If Grant had any intention of making an early advance, of which we have no evidence, the weather has frustrated his plans for the present. He must, of necessity, keep still at least a week.

We suggested yesterday that possibly Beast Butler had been relieved from the command of the Army of the James because of his disgraceful and disastrous failures in his attacks upon our left last Thursday week. Though we find in the Northern papers no positive confirmation of this idea; on the other hand, we find no discouragement of it. A Baltimore paper of the 5th, which is before us, under the caption "A new field of duty," says Butler has gone to New York to assume, temporarily, the command of the Department of the East, and will take the place of General Dix. While the Administration had especial use for him in New York city to control the election, which takes place there to day, it is, we think, quite likely he will never return to the Army of the James.
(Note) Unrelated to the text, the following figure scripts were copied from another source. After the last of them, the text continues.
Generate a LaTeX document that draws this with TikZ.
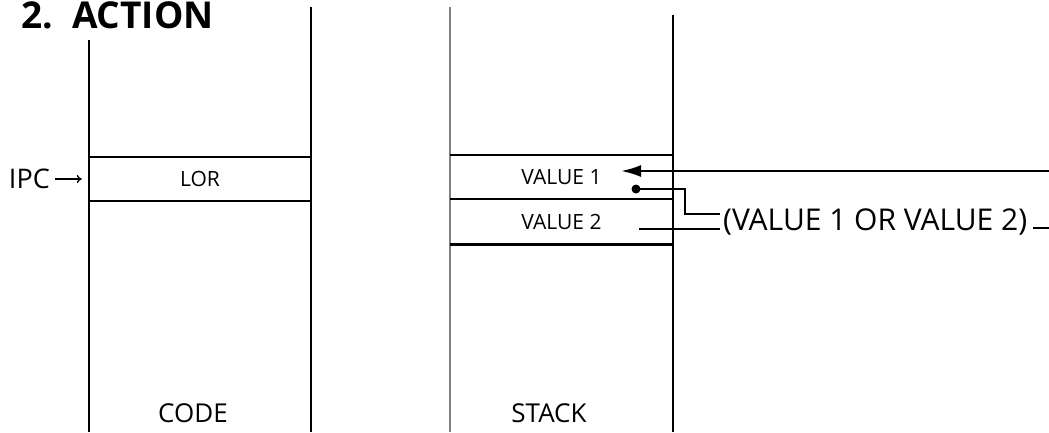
\documentclass[tikz,border=0pt]{standalone}
\usepackage{fontspec}
\setmainfont{Open Sans}
\usetikzlibrary{arrows.meta, positioning, calc}
\begin{document}
\begin{tikzpicture}[x=1pt, y=-1pt,
    every node/.style={font=\fontsize{21}{24}\selectfont, inner sep=0pt},
    col/.style={line width=2.3pt},
    faint/.style={line width=1.2pt, black!50},
    cell/.style={minimum width=222pt, minimum height=44pt},
    big/.style={font=\fontsize{30}{33}\selectfont},
    foot/.style={font=\fontsize{26}{30}\selectfont},
    ttl/.style={font=\bfseries\fontsize{37}{40}\selectfont, anchor=base west},
    dp/.style={-{Latex[length=20pt, width=12pt]}, line width=2.3pt},
    ptr/.style={-{To[length=5pt, width=8pt]}, line width=1.3pt},
    ln/.style={line width=2.3pt},
    knob/.style={circle, fill, minimum size=9pt}
]
\useasboundingbox (0,0) rectangle (1049,432);
\def\Cl{89}\def\Cr{311}\def\Sl{450}\def\Sr{673}

\node[ttl] (title) at (21,28) {2.\ \ ACTION};

\draw[col] (\Cl,40) -- (\Cl,432);
\draw[col] (\Cr,7) -- (\Cr,432);
\draw[faint] (\Sl,7) -- (\Sl,432);
\draw[col] (\Sr,15) -- (\Sr,432);

\node[cell] (lor) at (200,179) {LOR};
\draw[col] (lor.north west) -- (lor.north east);
\draw[col] (lor.south west) -- (lor.south east);
\node[anchor=east, font=\fontsize{27}{30}\selectfont] (ipc) at (50,179) {IPC};
\draw[ptr] ([xshift=5pt]ipc.east) -- ([xshift=-7pt]lor.west);

\node[cell, minimum width=223pt] (val1) at (561.5,177) {VALUE 1};
\node[cell, minimum width=223pt, minimum height=45pt, below=0pt of val1] (val2) {VALUE 2};
\draw[col] (val1.north west) -- (val1.north east);
\draw[col] (val1.south west) -- (val1.south east);
\draw[col] (val2.south west) -- (val2.south east);

\node[foot] (codelbl) at (193,413) {CODE};
\node[foot] (stacklbl) at (549,413) {STACK};

\node[big, anchor=base west] (res) at (723,230) {(VALUE 1 OR VALUE 2)};

\coordinate (inR) at (1049,171);
\coordinate (v1in) at (621,171);
\draw[dp] (inR) -- (v1in);

\node[knob] (dot) at (636,189) {};
\coordinate (bend) at (685,214);
\draw[ln] (dot.center) -| (bend) -- ([shift={(-3pt,16pt)}]res.base west);

\coordinate (v2out) at (639,229);
\draw[ln] (v2out) -- ([shift={(-3pt,1pt)}]res.base west);

\coordinate (tailL) at (1033,228);
\coordinate (tailR) at (1049,228);
\draw[ln] (tailL) -- (tailR);
\end{tikzpicture}
\end{document}
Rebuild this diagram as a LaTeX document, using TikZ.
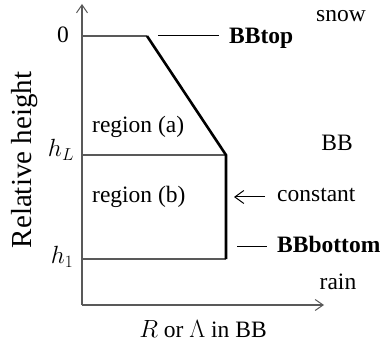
\documentclass[tikz,border=0pt]{standalone}
\usepackage{fontspec}
\setmainfont{Liberation Serif}
\usetikzlibrary{arrows.meta}
\begin{document}
\begin{tikzpicture}[x=1pt,y=-1pt,
  thin line/.style={draw=black!65,line width=1.1pt},
  thick line/.style={draw=black,line width=2.6pt},
  lbl/.style={inner sep=0pt,font=\fontsize{23.5}{27}\selectfont},
  barb/.style={-{Straight Barb[length=8pt,width=11pt,line width=1pt]}}]
\useasboundingbox (0,0) rectangle (389,345);
% coordinates
\coordinate (O) at (82,305);
\coordinate (Ytop) at (82,4);
\coordinate (Xend) at (324,305);
\coordinate (Z0) at (82,36);
\coordinate (Ztop) at (147,36);
\coordinate (L0) at (82,155);
\coordinate (Lc) at (226,155);
\coordinate (B0) at (82,259);
\coordinate (Bc) at (226,259);
\coordinate (t1) at (158,36);
\coordinate (t2) at (219,36);
\coordinate (c1) at (265,197);
\coordinate (c2) at (234,197);
\coordinate (b1) at (237,246);
\coordinate (b2) at (267,246);
% axes
\draw[thin line,barb] (O) -- (Ytop);
\draw[thin line,barb] (O) -- (Xend);
% horizontal levels
\draw[thin line] (Z0) -- (Ztop);
\draw[thin line] (L0) -- (Lc);
\draw[thin line] (B0) -- (Bc);
% profile
\draw[thick line,line join=miter] (Ztop) -- (Lc) -- (Bc);
% pointer lines
\draw[draw=black,line width=1pt] (t1) -- (t2);
\draw[draw=black,line width=1pt,-{Straight Barb[length=9pt,width=13pt,line width=1pt]}] (c1) -- (c2);
\draw[draw=black,line width=1pt] (b1) -- (b2);
% labels
\node[lbl,anchor=west] (bbtop) at (229,38) {\textbf{BBtop}};
\node[lbl] (snow) at (341,16) {snow};
\node[lbl] (bb) at (337,143) {BB};
\node[lbl,anchor=west] (const) at (277,195) {constant};
\node[lbl,anchor=west] (bbbot) at (277,244) {\textbf{BBbottom}};
\node[lbl] (rain) at (338,282) {rain};
\node[lbl,anchor=west] (ra) at (92,127) {region (a)};
\node[lbl,anchor=west] (rb) at (92,197) {region (b)};
\node[lbl] (zero) at (63,35) {0};
\node[lbl] (hL) at (61,150) {$h_L$};
\node[lbl] (h1) at (62,257) {$h_1$};
\node[lbl] (xlab) at (203,329) {$R$ or $\Lambda$ in BB};
\node[inner sep=0pt,font=\fontsize{29}{32}\selectfont,rotate=90] (ylab) at (25,160) {Relative height};
\end{tikzpicture}
\end{document}
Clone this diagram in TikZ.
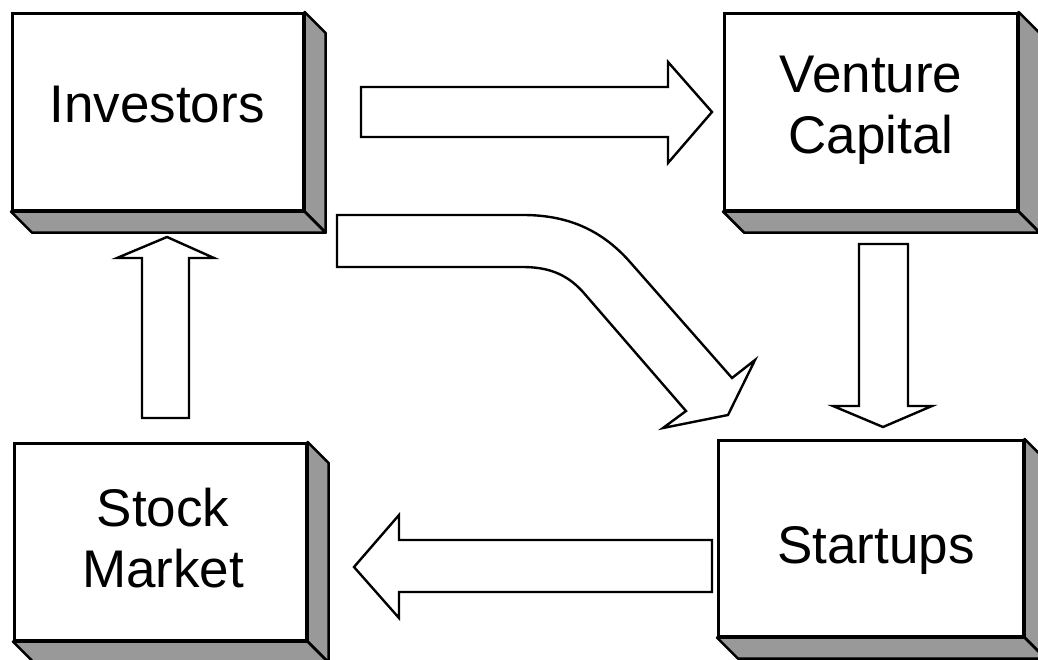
\documentclass[tikz,border=0pt]{standalone}
\usepackage{fontspec}
\setmainfont{Liberation Sans}
\usetikzlibrary{calc}

\tikzset{
  face/.style={draw=black, line width=2.6pt, fill=white, inner sep=0pt, anchor=north west},
  shade/.style={draw=black, line width=2.6pt, fill=black!40, line join=round},
  blockarrow/.style={draw=black, line width=2.4pt, fill=white, line join=miter},
  boxlabel/.style={anchor=base, align=center, inner sep=0pt,
    font=\fontsize{53}{61}\selectfont},
}

% a raised box: front face node plus shaded right and bottom faces
\newcommand{\raisedbox}[5]{%
  % #1 name, #2 x, #3 y, #4 width, #5 height
  \node[face, minimum width=#4pt, minimum height=#5pt] (#1) at (#2,#3) {};
  \fill[shade] (#1.north east) -- ++(21,21) -- ($(#1.south east)+(21,21)$)
    -- (#1.south east) -- cycle;
  \fill[shade] (#1.south west) -- (#1.south east) -- ++(21,21)
    -- ($(#1.south west)+(21,21)$) -- cycle;
}

\begin{document}
\begin{tikzpicture}[x=1pt, y=-1pt]
\useasboundingbox (0,0) rectangle (1038,660);

% boxes
\raisedbox{inv}{11}{12}{291}{197}
\raisedbox{vc}{723}{12}{293}{197}
\raisedbox{sm}{13}{442}{292}{197}
\raisedbox{su}{717}{439}{305}{196}

% labels (base anchor sits on the last line)
\node[boxlabel] (invtext) at (157,123) {Investors};
\node[boxlabel] (vctext) at (871,154) {Venture\\Capital};
\node[boxlabel] (smtext) at (163,587) {Stock\\Market};
\node[boxlabel] (sutext) at (876,563) {Startups};

% Investors -> Venture Capital
\draw[blockarrow] (361,87) -- (668,87) -- (668,62) -- (712,112)
  -- (668,163) -- (668,137) -- (361,137) -- cycle;

% Venture Capital -> Startups
\draw[blockarrow] (859,244) -- (908,244) -- (908,406) -- (932,406)
  -- (883,427) -- (833,406) -- (859,406) -- cycle;

% Startups -> Stock Market
\draw[blockarrow] (712,540) -- (399,540) -- (399,515) -- (354,567)
  -- (399,618) -- (399,592) -- (712,592) -- cycle;

% Stock Market -> Investors
\draw[blockarrow] (142,418) -- (142,258) -- (117,258) -- (167,237)
  -- (214,258) -- (189,258) -- (189,418) -- cycle;

% Investors -> Startups (curved)
\draw[blockarrow] (337,215) -- (523,215)
  .. controls (565,215) and (600,228) .. (630,262)
  -- (732,378) -- (755,360) -- (728,415) -- (663,428) -- (686,411)
  -- (583,292)
  .. controls (565,272) and (545,267) .. (522,267)
  -- (337,267) -- cycle;
\end{tikzpicture}
\end{document}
Lincoln feared his influence before the election, but he will not hesitate to pitch him overboard, now that the Presidential question is settled.

From Petersburg.

On Saturday night, General Gracie captured the Yankee picket line in his front. The enemy immediately opened upon us a tremendous fire of artillery, which had no effect. Last night there was more heavy firing, but we have not ascertained the cause.

Good News from Missouri.

Southern news of as late date as the 24th of October has been received from General Price. As we have heretofore predicted, the news of his defeat was all a lie, and his march southward was premeditated. His army is around Carthage, preparing to go into winter quarters. He has recruited, armed and equipped fifteen thousand men; he has whipped the enemy in every engagement; saved nearly all his captured army stores, and his army is in splendid spirits and daily increasing. Northern papers state that Generals Rosecrans and A. J. Smith had arrived at St. Louis, which shows that they are not in pursuit of Price.